Skip Backfill Start Time when:

  • You need complete historical data
  • The data source doesn't have extensive history
  • You're unsure of the appropriate starting point

Examples

Scenario 1: Recent Data Only

You only need the last 90 days of audit logs:

  • Set Backfill Start Time to 90 days ago
  • Initial sync fetches 90 days of history
  • Future syncs continue incrementally from the present

Scenario 2: Compliance Requirement

Your organization requires 1 year of audit data:

  • Set Backfill Start Time to exactly 1 year ago
  • Initial sync fetches 1 year of history
  • Future syncs maintain rolling coverage going forward

Scenario 3: Full Historical Sync

You need all available data:

  • Leave Backfill Start Time empty
  • Initial sync fetches all available historical data
  • This may take longer depending on data volume

Important Notes

  • One-Time Setting: Backfill Start Time only affects the first sync; changing it later has no effect
  • Time Zone: Always use UTC timezone in the ISO 8601 format
  • Validation: The system validates the format before starting the sync
  • No Data Loss: Incremental syncs ensure continuous coverage after the initial backfill completes

Concept: Data Duplication and Loss

Our data ingestion system is designed to guarantee no data loss while minimizing duplication.

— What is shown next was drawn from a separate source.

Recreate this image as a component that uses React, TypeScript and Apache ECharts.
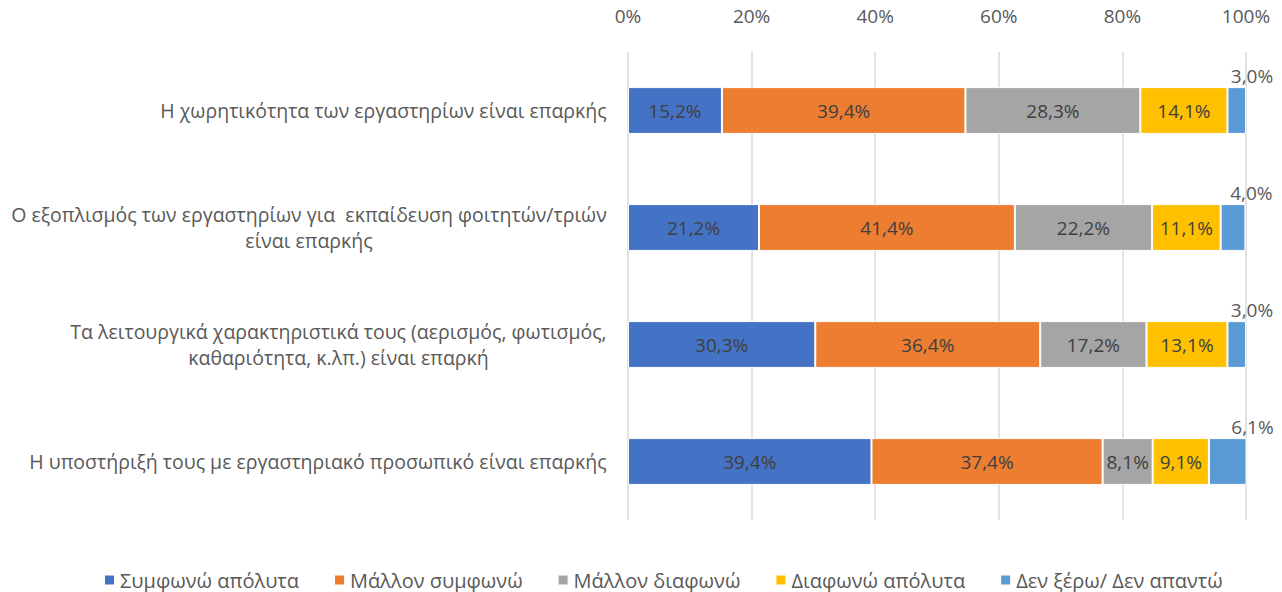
import React, { useEffect, useRef } from "react";
import * as echarts from "echarts";

const categories = [
  "Η χωρητικότητα των εργαστηρίων είναι επαρκής",
  "Ο εξοπλισμός των εργαστηρίων για  εκπαίδευση φοιτητών/τριών\nείναι επαρκής",
  "Τα λειτουργικά χαρακτηριστικά τους (αερισμός, φωτισμός,\nκαθαριότητα, κ.λπ.) είναι επαρκή",
  "Η υποστήριξή τους με εργαστηριακό προσωπικό είναι επαρκής",
];
const seriesNames = [
  "Συμφωνώ απόλυτα",
  "Μάλλον συμφωνώ",
  "Μάλλον διαφωνώ",
  "Διαφωνώ απόλυτα",
  "Δεν ξέρω/ Δεν απαντώ",
];
const agreeFully = [15.2, 21.2, 30.3, 39.4];
const ratherAgree = [39.4, 41.4, 36.4, 37.4];
const ratherDisagree = [28.3, 22.2, 17.2, 8.1];
const disagreeFully = [14.1, 11.1, 13.1, 9.1];
const dontKnow = [3.0, 4.0, 3.0, 6.1];
const xTicks = [0, 20, 40, 60, 80, 100];

const colors = ["#4472C4", "#ED7D31", "#A5A5A5", "#FFC000", "#5B9BD5"];
const FONT = "'Open Sans', 'Noto Sans', sans-serif";
const FS = 19;
const CAT_FS = 19.5;

function measure(text: string): number {
  const c = document.createElement("canvas").getContext("2d");
  if (!c) return text.length * 10;
  c.font = `${CAT_FS}px 'Open Sans'`;
  return c.measureText(text).width;
}

export default function App() {
  const ref = useRef<HTMLDivElement>(null);
  useEffect(() => {
    document.body.style.margin = "0";
    if (!ref.current) return;
    const chart = echarts.init(ref.current, undefined, { renderer: "svg" });
    const allSeries = [agreeFully, ratherAgree, ratherDisagree, disagreeFully, dontKnow];
    const fmt = (v: number) => v.toFixed(1).replace(".", ",") + "%";

    const rich: Record<string, any> = {};
    categories.forEach((c, i) => {
      const lines = c.split("\n");
      const w = Math.max(...lines.map(measure));
      rich["c" + i] = {
        width: Math.ceil(w) + 2,
        align: "center",
        fontFamily: FONT,
        fontSize: CAT_FS,
        color: "#595959",
        lineHeight: 26,
      };
    });

    chart.setOption({
      animation: false,
      textStyle: { fontFamily: FONT },
      grid: { left: 628, right: 36, top: 52, bottom: 72, containLabel: false },
      legend: {
        bottom: 0,
        padding: [0, 5, 2, 5],
        left: 98,
        itemWidth: 11,
        itemHeight: 11,
        itemGap: 34,
        icon: "rect",
        textStyle: { color: "#595959", fontSize: 20, fontFamily: FONT },
        data: seriesNames,
      },
      xAxis: {
        type: "value",
        position: "top",
        min: 0,
        max: 100,
        interval: 20,
        axisLine: { show: false },
        axisTick: { show: false },
        axisLabel: {
          color: "#595959",
          fontSize: FS,
          margin: 27,
          formatter: (v: number) => (xTicks.includes(v) ? v + "%" : ""),
        },
        splitLine: { show: true, lineStyle: { color: "#D9D9D9", width: 1.5 } },
      },
      yAxis: {
        type: "category",
        inverse: true,
        data: categories,
        axisLine: { show: false },
        axisTick: { show: false },
        axisLabel: {
          margin: 20,
          formatter: (v: string) => {
            const i = categories.indexOf(v);
            return v
              .split("\n")
              .map((l) => `{c${i}|${l}}`)
              .join("\n");
          },
          rich,
        },
      },
      series: allSeries.map((d, si) => ({
        name: seriesNames[si],
        type: "bar",
        stack: "total",
        data: d,
        barCategoryGap: "60%",
        itemStyle: { color: colors[si], borderColor: "#FFFFFF", borderWidth: 1 },
        label:
          si === 4
            ? {
                show: true,
                position: ["100%", 0],
                align: "center",
                verticalAlign: "bottom",
                offset: [6, -2],
                color: "#595959",
                fontSize: FS,
                fontFamily: FONT,
                formatter: (p: any) => fmt(p.value),
              }
            : {
                show: true,
                position: "inside",
                color: "#404040",
                fontSize: FS,
                fontFamily: FONT,
                formatter: (p: any) => fmt(p.value),
              },
      })),
    });
    return () => chart.dispose();
  }, []);
  return <div ref={ref} style={{ width: 1282, height: 592 }} />;
}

State is saved after processing each page of results, enabling safe recovery from any failure scenario. Please read the specific connector's docs for any caveats related to that input data source.

Guarantees

  • Zero Data Loss: Records are never skipped, even during system failures or interruptions
  • Minimal Duplication: In worst-case scenarios, only the current page being processed may be duplicated
  • Automatic Recovery: The system automatically resumes from the last successful checkpoint

How It Works

Checkpoint-Based Processing

Data is processed in pages with automatic checkpointing:

  1. A page of records is fetched from the source API
  2. Each record in the page is processed and sent downstream
  3. After the entire page completes successfully, a checkpoint is saved
  4. Processing continues with the next page

If anything goes wrong, the system restarts from the last saved checkpoint.

Failure Scenarios

Normal Operation

When everything works correctly:

  • Each page is processed once
  • State is saved after each page
  • No duplication occurs

Recovery from Failure

When a failure occurs during processing:

  • The system resumes from the last saved checkpoint
  • Records from the incomplete page are reprocessed
  • Previously completed pages are never reprocessed

Result: At most one page of data may be duplicated

Why Data Is Never Lost

Because state is saved after each page completes:

  • Completed pages are always checkpointed before moving forward
  • Failed pages are automatically retried on restart
  • The system never advances past data it hasn't successfully processed

Note: Please note this documented behavior may differ for specific inputs, and please ensure you review the input's specific documentation to correctly understand intended behavior.

Design Principles

The system is built on these core principles:

  1. Conservative Processing: When in doubt, the system prefers to duplicate rather than risk losing data
  2. Page-Level Granularity: Checkpoints happen per-page to balance performance with recovery precision
  3. Idempotent Design: Downstream systems should be prepared to handle duplicate records gracefully
  4. Automatic Recovery: No manual intervention is required after failures

Expected Behavior

Under normal conditions, you should see:

  • Zero duplicates during steady-state operation
  • Minimal duplicates (one page maximum) after system restarts or failures
  • Complete data coverage with no gaps in the timeline

This makes the system suitable for compliance, audit logging, and other use cases where data completeness is critical.